How to calculate tile quantity
The complete formula — from room area to tiles in your shopping cart
The basic formula
At its simplest, the number of tiles you need is the room area divided by the area of one tile (including its share of the grout gap), multiplied by a waste factor. But getting this right requires understanding each variable.
Step 1: Calculate the room area
For a rectangular room, multiply width by length. A room that measures 300 cm by 250 cm has an area of 75,000 cm² or 7.5 m². For irregular shapes, break the room into rectangles, calculate each area separately, and add them together.

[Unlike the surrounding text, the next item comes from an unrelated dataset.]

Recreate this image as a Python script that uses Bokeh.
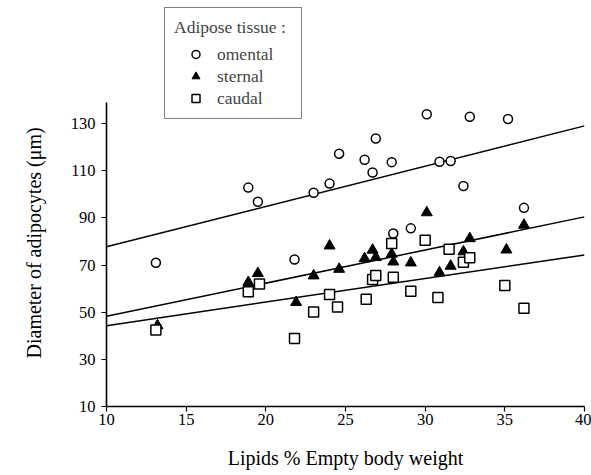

Step 2: Calculate the tile pitch
The "pitch" is the centre-to-centre distance between tiles — the tile dimension plus the grout gap. A 30 cm tile with a 2 mm grout gap has a pitch of 30.2 cm. The area covered by one tile at its pitch is 30.2 × 30.2 = 912.04 cm².
This matters because grout gaps eat into the room area. Using just the tile face area (30 × 30 = 900 cm²) would undercount — you'd come up short by about 1-2% on a typical room.
Step 3: Divide to get net tiles
Divide the room area by the single tile pitch area. For our example: 75,000 ÷ 912.04 = 82.2 tiles. Round up to 83 — you can't buy a fraction of a tile.
Step 4: Add pattern waste
A straight layout has near-zero pattern waste. A brick bond adds about 5%. Herringbone and diagonal patterns add 10-15%. Multiply your net tile count by the waste factor:
- Straight: × 1.00
- Brick bond: × 1.05
- Herringbone: × 1.10 to 1.15
- Diagonal: × 1.10 to 1.15
Step 5: Add cutting reserve
This covers breakages during cutting, measurement errors, and future repairs. A standard reserve is 5% for simple rectangular rooms and 10% for complex shapes or if you're a beginner.
Room: 300 × 250 cm = 7.5 m²
Tile: 30 × 30 cm, grout gap: 2 mm
Pitch: 30.2 × 30.2 = 912.04 cm²
Net tiles: 75,000 ÷ 912.04 = 83 (rounded up)
Pattern: Brick bond × 1.05 = 88 tiles
Reserve: 5% → +5 tiles
Total to buy: 93 tiles
When the simple formula isn't enough
The formula above gives a good estimate, but it doesn't tell you about the quality of the cuts. A room might need 93 tiles, but if the layout puts a 5 mm sliver against the most visible wall, the tiler will shift the grid — which might increase the total. This is where a proper layout planner earns its keep: it shows you exactly where every cut falls and lets you optimise the starting position to avoid thin strips.
Tiles per box vs total count
Tiles are sold in boxes. Once you know your total tile count, divide by the number of tiles per box and round up. Always buy complete boxes — loose tiles from returned boxes may have slight colour variation from a different production batch.